Bailey-Taylor said with destinations like Carolina Premium Outlets in Smithfield and JR discount outlet in Selma, shopping is the main reason people visit the county. However, she said, visitors are increasingly stopping at the county’s wineries and breweries.
The Visitors Bureau recently launched the Beer, Wine and Shine Trail, which highlights the four wineries and two breweries in six Johnston towns. Hotels offer discounts for visitors on the trail, and travelers who go to each destination receive a $30 coupon book.
Across the state in 2013, Johnston ranked 22nd in “travel impact,” or the total amount that visitors spent. In addition, researchers say more than 1,660 jobs in the county are tied to travel and tourism, generating a $30.4 million payroll last year. State and local tax revenues from travel totaled about $16.2 million, according to the study.
Other popular attractions included Bentonville Battleground, Clemmons Educational State Forest near Clayton, the Tobacco Farm Life Museum in Kenly and the Ava Gardner Museum in Smithfield.
Deanna Brandenberger, hired in July as the new executive director of the Ava Gardner Museum, said she wants to keep things fresh to attract return visitors.
The museum, which attracts about 10,000 visitors annually, will introduce new exhibits this fall in conjunction with the Ava Gardner Festival, which runs Oct. 3-5. One of the exhibits, titled “Ava’s Closet,” will showcase the movie star’s personal fashion.

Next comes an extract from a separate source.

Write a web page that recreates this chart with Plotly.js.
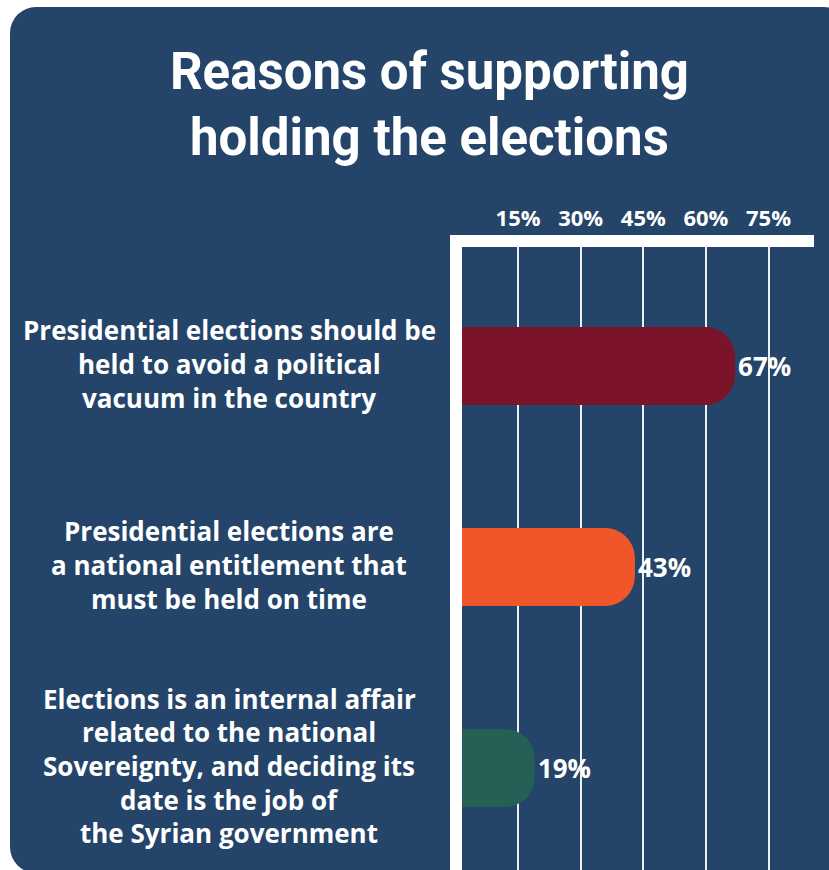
<!DOCTYPE html>
<html>
<head>
<meta charset="utf-8">
<script src="https://cdn.plot.ly/plotly-3.0.1.min.js"></script>
<style>
  html, body { margin: 0; padding: 0; background: #ffffff; width: 829px; height: 870px; overflow: hidden; }
  #bg { position: absolute; left: 10px; top: 7px; width: 840px; height: 866px; border-radius: 26px; background: #244569; }
  #chart { position: absolute; left: 0; top: 0; width: 829px; height: 870px; }
</style>
</head>
<body>
<div id="bg"></div>
<div id="chart"></div>
<script>
// ---- data ----
const categories = [
  "Presidential elections should be<br>held to avoid a political<br>vacuum in the country",
  "Presidential elections are<br>a national entitlement that<br>must be held on time",
  "Elections is an internal affair<br>related to the national<br>Sovereignty, and deciding its<br>date is the job of<br>the Syrian government"
];
const values = [67, 43, 19];
const valueLabels = ["67%", "43%", "19%"];
const barColors = ["#7b1428", "#f0562a", "#255f55"];
const tickValues = [15, 30, 45, 60, 75];
const tickLabels = ["15%", "30%", "45%", "60%", "75%"];
const chartTitle = "Reasons of supporting<br>holding the elections";

// ---- chart ----
const idx = categories.map((c, i) => i);

const trace = {
  type: "bar",
  orientation: "h",
  x: values,
  y: idx,
  width: 0.388,
  marker: { color: barColors, cornerradius: 30, line: { width: 0 } },
  text: valueLabels,
  textposition: "outside",
  cliponaxis: false,
  constraintext: "none",
  textfont: { family: "Open Sans", size: 26, color: "#ffffff", weight: 700 },
  hoverinfo: "skip"
};

const LINE_PITCH = 33.7;
const annotations = [];
categories.forEach((cat, i) => {
  const lines = cat.split("<br>");
  const n = lines.length;
  lines.forEach((ln, j) => {
    annotations.push({
      text: ln,
      xref: "paper", yref: "y",
      x: 0, y: i,
      xanchor: "center", yanchor: "middle",
      xshift: -233,
      yshift: ((n - 1) / 2 - j) * LINE_PITCH + 2,
      showarrow: false,
      font: { family: "Open Sans", size: 26, color: "#ffffff", weight: 700 }
    });
  });
});

const layout = {
  width: 829, height: 870,
  margin: { l: 462, r: 15, t: 247, b: 0, pad: 0 },
  paper_bgcolor: "rgba(0,0,0,0)",
  plot_bgcolor: "rgba(0,0,0,0)",
  showlegend: false,
  title: {
    text: chartTitle,
    font: { family: "Roboto", size: 51, color: "#ffffff", weight: 700 },
    xref: "container", x: 0.518, xanchor: "center",
    yref: "container", y: 1 - 89 / 870, yanchor: "middle"
  },
  xaxis: {
    side: "top",
    range: [1.56, 85.9],
    tickvals: tickValues,
    ticktext: tickLabels,
    ticks: "",
    showgrid: true, gridcolor: "rgba(255,255,255,0.92)", gridwidth: 2,
    zeroline: false,
    showline: true, linecolor: "#ffffff", linewidth: 12,
    tickfont: { family: "Open Sans", size: 22, color: "#ffffff", weight: 700 },
    fixedrange: true
  },
  yaxis: {
    range: [2.507, -0.592],
    showticklabels: false,
    ticks: "",
    showgrid: false,
    zeroline: false,
    showline: true, linecolor: "#ffffff", linewidth: 12,
    fixedrange: true
  },
  annotations: annotations
};

Plotly.newPlot("chart", [trace], layout, { displayModeBar: false, staticPlot: true });
</script>
</body>
</html>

“We want to have something that will keep the appetites whetted,” Brandenberger said.
In the past 20 years, visitor spending in Johnston County has only decreased twice from year to year, in 1998 and 2009, according to historical data. Since 2004, spending has increased by about $70 million, or about 52 percent.
Across the state, visitors spent the most in Mecklenburg County ($4.6 billion), followed by Wake ($1.9 billion) and Guilford ($1.2 billion).